§ What is needed: Only the lines from the line containing "Generate a Python" to the line containing "bottom += data[:, i]", with both of those lines, are to be repeated exactly. Leave the images out.

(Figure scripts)

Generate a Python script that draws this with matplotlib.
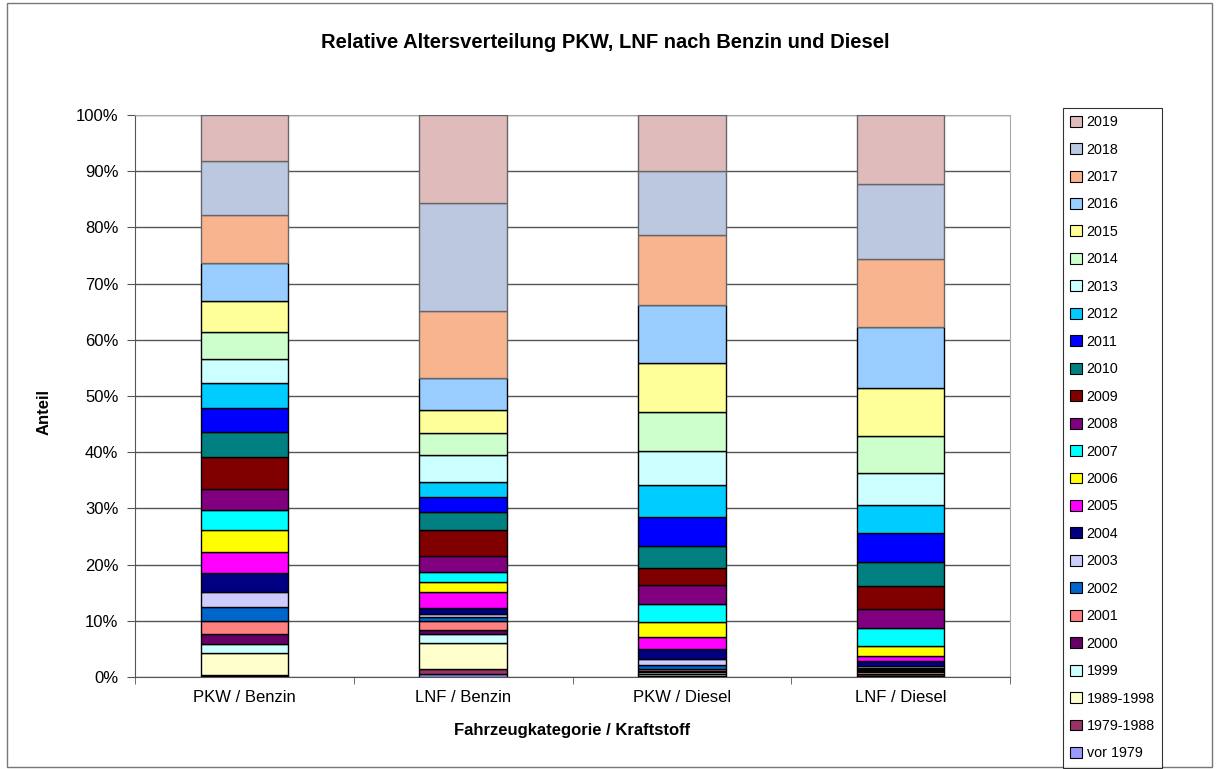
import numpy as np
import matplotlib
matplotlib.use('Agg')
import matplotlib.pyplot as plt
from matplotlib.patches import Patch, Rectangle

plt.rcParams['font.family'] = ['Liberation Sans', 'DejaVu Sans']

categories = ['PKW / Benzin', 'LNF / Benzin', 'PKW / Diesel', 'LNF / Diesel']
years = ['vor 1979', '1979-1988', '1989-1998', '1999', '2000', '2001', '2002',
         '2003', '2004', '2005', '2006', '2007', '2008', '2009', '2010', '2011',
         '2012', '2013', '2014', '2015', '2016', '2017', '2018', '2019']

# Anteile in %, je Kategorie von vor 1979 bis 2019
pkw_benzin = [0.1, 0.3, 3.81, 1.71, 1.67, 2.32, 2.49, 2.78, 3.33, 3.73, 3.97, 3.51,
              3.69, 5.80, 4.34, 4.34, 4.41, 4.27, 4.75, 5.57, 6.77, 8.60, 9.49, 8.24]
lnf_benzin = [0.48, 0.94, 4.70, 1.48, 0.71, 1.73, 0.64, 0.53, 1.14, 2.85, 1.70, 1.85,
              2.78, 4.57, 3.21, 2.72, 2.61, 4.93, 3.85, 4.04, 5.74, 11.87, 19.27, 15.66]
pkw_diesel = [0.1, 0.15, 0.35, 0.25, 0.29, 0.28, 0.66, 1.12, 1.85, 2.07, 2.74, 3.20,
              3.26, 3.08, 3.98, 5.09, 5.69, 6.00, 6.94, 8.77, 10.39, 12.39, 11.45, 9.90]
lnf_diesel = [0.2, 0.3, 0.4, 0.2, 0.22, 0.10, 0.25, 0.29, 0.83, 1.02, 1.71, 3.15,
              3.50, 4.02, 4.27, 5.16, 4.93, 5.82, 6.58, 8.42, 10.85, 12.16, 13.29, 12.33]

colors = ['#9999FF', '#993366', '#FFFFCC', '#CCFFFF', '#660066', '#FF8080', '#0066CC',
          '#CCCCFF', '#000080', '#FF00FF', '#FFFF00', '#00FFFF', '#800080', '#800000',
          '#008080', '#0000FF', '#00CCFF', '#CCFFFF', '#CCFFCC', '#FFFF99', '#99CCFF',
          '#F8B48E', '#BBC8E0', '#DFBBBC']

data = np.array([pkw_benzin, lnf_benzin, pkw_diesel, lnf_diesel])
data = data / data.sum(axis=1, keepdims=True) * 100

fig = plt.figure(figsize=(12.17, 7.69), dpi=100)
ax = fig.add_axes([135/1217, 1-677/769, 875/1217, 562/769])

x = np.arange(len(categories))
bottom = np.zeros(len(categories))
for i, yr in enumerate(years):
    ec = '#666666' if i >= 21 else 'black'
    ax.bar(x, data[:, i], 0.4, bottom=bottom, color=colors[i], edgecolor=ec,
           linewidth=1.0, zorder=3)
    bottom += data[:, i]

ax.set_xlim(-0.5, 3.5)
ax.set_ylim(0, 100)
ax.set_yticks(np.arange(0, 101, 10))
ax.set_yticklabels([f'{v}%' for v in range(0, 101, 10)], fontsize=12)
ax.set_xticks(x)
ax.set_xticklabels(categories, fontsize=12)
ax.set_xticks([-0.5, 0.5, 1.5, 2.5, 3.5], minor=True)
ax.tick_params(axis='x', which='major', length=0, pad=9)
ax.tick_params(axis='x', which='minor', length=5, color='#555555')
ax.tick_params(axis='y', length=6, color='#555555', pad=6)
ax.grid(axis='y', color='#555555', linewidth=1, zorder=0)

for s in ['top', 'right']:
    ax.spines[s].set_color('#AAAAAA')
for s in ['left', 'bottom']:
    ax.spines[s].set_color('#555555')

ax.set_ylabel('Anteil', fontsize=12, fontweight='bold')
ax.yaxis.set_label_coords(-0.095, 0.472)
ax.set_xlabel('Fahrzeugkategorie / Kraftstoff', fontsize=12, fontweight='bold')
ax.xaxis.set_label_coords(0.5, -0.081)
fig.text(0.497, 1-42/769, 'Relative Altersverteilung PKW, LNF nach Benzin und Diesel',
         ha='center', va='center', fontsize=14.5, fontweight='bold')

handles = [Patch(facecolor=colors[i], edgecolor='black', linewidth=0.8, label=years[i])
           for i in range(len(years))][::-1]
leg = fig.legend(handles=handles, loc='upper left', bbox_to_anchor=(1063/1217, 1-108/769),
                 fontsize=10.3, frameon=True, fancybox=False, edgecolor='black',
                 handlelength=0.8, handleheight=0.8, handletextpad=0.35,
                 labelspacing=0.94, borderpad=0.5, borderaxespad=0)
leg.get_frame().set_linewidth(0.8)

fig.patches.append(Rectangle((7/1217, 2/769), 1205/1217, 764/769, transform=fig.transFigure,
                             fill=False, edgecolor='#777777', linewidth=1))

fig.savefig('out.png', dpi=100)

--

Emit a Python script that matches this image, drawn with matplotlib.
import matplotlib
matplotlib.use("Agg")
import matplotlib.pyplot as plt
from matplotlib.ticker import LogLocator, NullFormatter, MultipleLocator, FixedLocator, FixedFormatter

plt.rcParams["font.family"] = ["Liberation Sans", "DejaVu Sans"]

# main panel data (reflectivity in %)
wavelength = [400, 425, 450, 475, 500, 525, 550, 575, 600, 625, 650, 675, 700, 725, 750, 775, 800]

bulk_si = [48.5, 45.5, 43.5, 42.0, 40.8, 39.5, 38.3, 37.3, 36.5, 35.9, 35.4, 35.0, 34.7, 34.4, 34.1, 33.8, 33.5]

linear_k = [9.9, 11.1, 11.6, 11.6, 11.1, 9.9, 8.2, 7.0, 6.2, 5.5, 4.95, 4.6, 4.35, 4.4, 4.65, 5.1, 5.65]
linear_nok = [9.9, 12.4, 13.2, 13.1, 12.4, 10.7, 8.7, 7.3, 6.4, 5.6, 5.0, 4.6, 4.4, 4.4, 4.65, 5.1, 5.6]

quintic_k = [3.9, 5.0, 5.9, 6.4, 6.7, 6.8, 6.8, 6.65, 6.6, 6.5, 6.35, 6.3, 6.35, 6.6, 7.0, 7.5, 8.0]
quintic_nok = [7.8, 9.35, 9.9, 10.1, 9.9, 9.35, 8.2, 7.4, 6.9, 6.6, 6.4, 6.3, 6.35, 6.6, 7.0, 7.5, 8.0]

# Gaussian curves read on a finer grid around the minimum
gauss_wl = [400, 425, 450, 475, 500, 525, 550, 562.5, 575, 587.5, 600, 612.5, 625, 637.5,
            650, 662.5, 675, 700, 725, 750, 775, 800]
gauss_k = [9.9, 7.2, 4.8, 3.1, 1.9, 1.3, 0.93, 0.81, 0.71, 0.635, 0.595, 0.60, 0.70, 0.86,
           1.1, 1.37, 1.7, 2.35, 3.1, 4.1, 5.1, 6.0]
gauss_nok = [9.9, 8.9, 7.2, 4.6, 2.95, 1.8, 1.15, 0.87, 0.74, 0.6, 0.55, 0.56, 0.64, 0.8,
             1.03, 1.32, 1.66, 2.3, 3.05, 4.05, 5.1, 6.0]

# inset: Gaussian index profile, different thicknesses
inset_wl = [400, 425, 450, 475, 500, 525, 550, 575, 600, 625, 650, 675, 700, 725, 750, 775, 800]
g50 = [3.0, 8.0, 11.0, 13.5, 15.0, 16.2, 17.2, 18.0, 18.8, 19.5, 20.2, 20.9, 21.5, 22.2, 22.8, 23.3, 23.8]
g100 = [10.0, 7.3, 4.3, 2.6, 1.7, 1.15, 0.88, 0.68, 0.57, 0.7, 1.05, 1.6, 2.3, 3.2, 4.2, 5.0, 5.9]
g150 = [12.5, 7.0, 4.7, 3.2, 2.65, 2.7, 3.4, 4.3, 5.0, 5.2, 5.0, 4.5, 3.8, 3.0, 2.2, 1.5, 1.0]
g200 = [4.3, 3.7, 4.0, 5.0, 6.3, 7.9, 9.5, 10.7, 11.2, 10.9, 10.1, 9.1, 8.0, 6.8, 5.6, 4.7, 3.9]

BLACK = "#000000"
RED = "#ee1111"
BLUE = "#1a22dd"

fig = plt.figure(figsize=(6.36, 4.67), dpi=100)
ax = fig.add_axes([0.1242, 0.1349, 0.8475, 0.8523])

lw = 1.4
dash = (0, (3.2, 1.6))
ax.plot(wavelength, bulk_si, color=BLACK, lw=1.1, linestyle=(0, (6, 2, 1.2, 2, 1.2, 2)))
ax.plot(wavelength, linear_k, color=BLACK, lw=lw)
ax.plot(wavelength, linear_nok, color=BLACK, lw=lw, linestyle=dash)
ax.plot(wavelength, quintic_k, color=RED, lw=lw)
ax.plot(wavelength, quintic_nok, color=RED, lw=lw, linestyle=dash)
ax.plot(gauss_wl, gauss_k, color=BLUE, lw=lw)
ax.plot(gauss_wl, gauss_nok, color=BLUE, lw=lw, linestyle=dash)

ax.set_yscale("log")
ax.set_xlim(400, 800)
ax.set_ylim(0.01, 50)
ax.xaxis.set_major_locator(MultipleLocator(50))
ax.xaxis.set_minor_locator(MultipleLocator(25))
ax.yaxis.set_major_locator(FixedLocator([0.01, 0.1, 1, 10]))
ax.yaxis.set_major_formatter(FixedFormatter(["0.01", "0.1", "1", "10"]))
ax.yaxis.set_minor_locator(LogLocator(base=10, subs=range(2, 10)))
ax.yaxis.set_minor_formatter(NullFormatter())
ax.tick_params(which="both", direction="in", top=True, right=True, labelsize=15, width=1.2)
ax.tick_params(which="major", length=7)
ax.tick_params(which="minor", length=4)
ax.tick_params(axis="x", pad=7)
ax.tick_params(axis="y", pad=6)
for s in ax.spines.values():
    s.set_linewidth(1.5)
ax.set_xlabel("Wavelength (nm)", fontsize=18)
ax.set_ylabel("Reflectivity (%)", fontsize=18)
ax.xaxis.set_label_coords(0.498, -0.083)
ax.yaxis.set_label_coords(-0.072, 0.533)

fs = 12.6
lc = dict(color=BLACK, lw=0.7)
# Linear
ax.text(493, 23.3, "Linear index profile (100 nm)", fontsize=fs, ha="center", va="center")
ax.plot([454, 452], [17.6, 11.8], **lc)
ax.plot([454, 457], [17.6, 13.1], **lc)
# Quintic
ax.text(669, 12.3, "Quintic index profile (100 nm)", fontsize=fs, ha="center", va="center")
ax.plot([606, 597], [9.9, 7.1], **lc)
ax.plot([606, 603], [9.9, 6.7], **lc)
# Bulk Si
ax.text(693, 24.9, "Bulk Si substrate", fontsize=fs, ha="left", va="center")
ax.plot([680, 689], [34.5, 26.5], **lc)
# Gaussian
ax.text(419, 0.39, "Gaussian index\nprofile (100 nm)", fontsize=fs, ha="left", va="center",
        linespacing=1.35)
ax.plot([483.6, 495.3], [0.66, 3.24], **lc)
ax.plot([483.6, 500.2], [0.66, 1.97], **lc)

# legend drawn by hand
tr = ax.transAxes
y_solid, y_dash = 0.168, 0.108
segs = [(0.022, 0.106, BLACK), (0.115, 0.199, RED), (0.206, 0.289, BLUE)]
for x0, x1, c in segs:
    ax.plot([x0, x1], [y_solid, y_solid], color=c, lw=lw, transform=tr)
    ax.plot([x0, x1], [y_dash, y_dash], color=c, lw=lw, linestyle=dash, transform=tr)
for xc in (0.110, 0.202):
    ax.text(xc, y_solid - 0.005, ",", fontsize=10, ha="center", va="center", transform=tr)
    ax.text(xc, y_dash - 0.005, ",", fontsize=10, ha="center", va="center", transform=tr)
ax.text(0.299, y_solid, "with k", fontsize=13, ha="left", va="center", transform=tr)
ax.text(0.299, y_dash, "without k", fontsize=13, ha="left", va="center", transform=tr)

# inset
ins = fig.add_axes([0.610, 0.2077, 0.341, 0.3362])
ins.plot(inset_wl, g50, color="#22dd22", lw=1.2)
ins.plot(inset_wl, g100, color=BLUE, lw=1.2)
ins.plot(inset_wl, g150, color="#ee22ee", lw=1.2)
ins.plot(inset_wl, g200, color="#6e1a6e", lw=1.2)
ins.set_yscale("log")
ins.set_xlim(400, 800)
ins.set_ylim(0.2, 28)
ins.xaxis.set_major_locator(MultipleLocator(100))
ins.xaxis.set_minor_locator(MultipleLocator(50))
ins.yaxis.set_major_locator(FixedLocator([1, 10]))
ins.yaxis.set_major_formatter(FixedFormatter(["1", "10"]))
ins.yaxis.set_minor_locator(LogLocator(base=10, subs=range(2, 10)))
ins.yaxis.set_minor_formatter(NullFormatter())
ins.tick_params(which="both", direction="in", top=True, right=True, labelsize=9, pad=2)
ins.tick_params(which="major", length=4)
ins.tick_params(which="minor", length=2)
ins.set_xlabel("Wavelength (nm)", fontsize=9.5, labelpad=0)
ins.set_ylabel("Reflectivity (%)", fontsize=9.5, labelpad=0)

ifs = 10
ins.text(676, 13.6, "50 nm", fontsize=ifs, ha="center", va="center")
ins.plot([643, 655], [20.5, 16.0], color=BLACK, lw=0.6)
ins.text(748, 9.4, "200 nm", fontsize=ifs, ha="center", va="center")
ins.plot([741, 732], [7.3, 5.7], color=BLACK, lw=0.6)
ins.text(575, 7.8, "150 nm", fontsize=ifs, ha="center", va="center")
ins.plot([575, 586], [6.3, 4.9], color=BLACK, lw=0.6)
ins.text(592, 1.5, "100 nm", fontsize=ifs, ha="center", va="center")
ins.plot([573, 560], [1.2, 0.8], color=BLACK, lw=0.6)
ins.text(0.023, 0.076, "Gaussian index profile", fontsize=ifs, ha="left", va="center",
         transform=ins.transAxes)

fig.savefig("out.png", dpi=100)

---

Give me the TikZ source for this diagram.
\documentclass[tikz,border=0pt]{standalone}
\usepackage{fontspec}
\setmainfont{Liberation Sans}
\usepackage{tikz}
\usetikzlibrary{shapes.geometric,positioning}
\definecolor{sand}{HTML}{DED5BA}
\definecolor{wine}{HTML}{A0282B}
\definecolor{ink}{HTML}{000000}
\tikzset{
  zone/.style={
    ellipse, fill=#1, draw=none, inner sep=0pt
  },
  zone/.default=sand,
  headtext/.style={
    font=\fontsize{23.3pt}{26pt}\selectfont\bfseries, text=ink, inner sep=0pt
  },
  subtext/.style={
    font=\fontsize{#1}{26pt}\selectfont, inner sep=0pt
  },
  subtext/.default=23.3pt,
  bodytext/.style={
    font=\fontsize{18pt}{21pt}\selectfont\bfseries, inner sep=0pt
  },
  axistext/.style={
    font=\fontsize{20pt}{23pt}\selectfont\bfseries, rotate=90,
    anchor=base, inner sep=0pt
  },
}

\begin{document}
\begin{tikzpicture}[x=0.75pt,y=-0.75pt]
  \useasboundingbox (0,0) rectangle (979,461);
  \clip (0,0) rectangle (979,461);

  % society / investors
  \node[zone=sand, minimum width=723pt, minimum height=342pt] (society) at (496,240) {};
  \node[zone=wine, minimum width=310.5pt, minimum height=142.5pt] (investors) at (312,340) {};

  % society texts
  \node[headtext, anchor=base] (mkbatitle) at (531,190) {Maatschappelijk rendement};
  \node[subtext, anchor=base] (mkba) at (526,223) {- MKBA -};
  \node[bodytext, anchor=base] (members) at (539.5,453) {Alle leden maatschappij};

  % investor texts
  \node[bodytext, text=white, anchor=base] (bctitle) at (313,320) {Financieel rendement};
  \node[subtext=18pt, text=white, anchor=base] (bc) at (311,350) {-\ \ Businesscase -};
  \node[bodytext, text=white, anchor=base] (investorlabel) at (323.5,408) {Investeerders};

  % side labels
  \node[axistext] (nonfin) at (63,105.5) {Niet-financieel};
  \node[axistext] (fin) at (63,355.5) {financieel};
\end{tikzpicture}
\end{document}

§ In response:
Generate a Python script that draws this with matplotlib.
import numpy as np
import matplotlib
matplotlib.use('Agg')
import matplotlib.pyplot as plt
from matplotlib.patches import Patch, Rectangle

plt.rcParams['font.family'] = ['Liberation Sans', 'DejaVu Sans']

categories = ['PKW / Benzin', 'LNF / Benzin', 'PKW / Diesel', 'LNF / Diesel']
years = ['vor 1979', '1979-1988', '1989-1998', '1999', '2000', '2001', '2002',
         '2003', '2004', '2005', '2006', '2007', '2008', '2009', '2010', '2011',
         '2012', '2013', '2014', '2015', '2016', '2017', '2018', '2019']

# Anteile in %, je Kategorie von vor 1979 bis 2019
pkw_benzin = [0.1, 0.3, 3.81, 1.71, 1.67, 2.32, 2.49, 2.78, 3.33, 3.73, 3.97, 3.51,
              3.69, 5.80, 4.34, 4.34, 4.41, 4.27, 4.75, 5.57, 6.77, 8.60, 9.49, 8.24]
lnf_benzin = [0.48, 0.94, 4.70, 1.48, 0.71, 1.73, 0.64, 0.53, 1.14, 2.85, 1.70, 1.85,
              2.78, 4.57, 3.21, 2.72, 2.61, 4.93, 3.85, 4.04, 5.74, 11.87, 19.27, 15.66]
pkw_diesel = [0.1, 0.15, 0.35, 0.25, 0.29, 0.28, 0.66, 1.12, 1.85, 2.07, 2.74, 3.20,
              3.26, 3.08, 3.98, 5.09, 5.69, 6.00, 6.94, 8.77, 10.39, 12.39, 11.45, 9.90]
lnf_diesel = [0.2, 0.3, 0.4, 0.2, 0.22, 0.10, 0.25, 0.29, 0.83, 1.02, 1.71, 3.15,
              3.50, 4.02, 4.27, 5.16, 4.93, 5.82, 6.58, 8.42, 10.85, 12.16, 13.29, 12.33]

colors = ['#9999FF', '#993366', '#FFFFCC', '#CCFFFF', '#660066', '#FF8080', '#0066CC',
          '#CCCCFF', '#000080', '#FF00FF', '#FFFF00', '#00FFFF', '#800080', '#800000',
          '#008080', '#0000FF', '#00CCFF', '#CCFFFF', '#CCFFCC', '#FFFF99', '#99CCFF',
          '#F8B48E', '#BBC8E0', '#DFBBBC']

data = np.array([pkw_benzin, lnf_benzin, pkw_diesel, lnf_diesel])
data = data / data.sum(axis=1, keepdims=True) * 100

fig = plt.figure(figsize=(12.17, 7.69), dpi=100)
ax = fig.add_axes([135/1217, 1-677/769, 875/1217, 562/769])

x = np.arange(len(categories))
bottom = np.zeros(len(categories))
for i, yr in enumerate(years):
    ec = '#666666' if i >= 21 else 'black'
    ax.bar(x, data[:, i], 0.4, bottom=bottom, color=colors[i], edgecolor=ec,
           linewidth=1.0, zorder=3)
    bottom += data[:, i]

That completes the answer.